De um modo geral a etapa atual é de produção de conhecimento, disseminação desse conhecimento para que o conjunto da sociedade, da cidadania, possa se posicionar. A etapa de obras é uma etapa para daqui a alguns anos.
Diário do Rio – E qual o papel da população neste contexto?
Sergio Besserman – A população é fundamental. O Rio de Janeiro é a vanguarda do Brasil. Aqui é a cidade onde provavelmente no país pela primeira vez, ainda não aconteceu, mas vai acontecer.

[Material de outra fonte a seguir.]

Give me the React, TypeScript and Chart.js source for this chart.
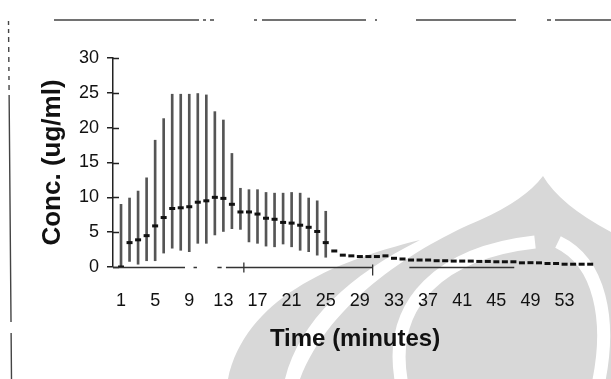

De um discurso como o de John Kennedy, como nos anos 60, ser bem absorvido. “Não pergunte o que o país pode fazer por você, mas o que você pode fazer pelo seu país”.
Nós cariocas somos muito críticos do ponto de vista político, participantes, sempre fomos considerados vanguarda política do país. Somos uma população altamente conectada com a questão ambiental. No caso do Aquecimento Global, somos cidadãos do Rio de Janeiro, e cidadãos do Planeta a Terra, não basta fazer o dever de casa local, é preciso interferir também com as escolhas que estarão sendo feitas no Planeta, porque elas afetam a nossa cidade. Então a participação da população brasileira, da população carioca, ela é indispensável. Tanto para monitorar, cobrar planejamento de governo, modificar planejamento. Como para engajar a cidade na discussão global dos esforços, das escolhas, das decisões políticas sobre o Aquecimento Global. Os próximos anos são muito críticos, é neles que estarão sendo decidido se a humanidade vai encarar esse desafio ou por quanto tempo demoraremos para começar a reação.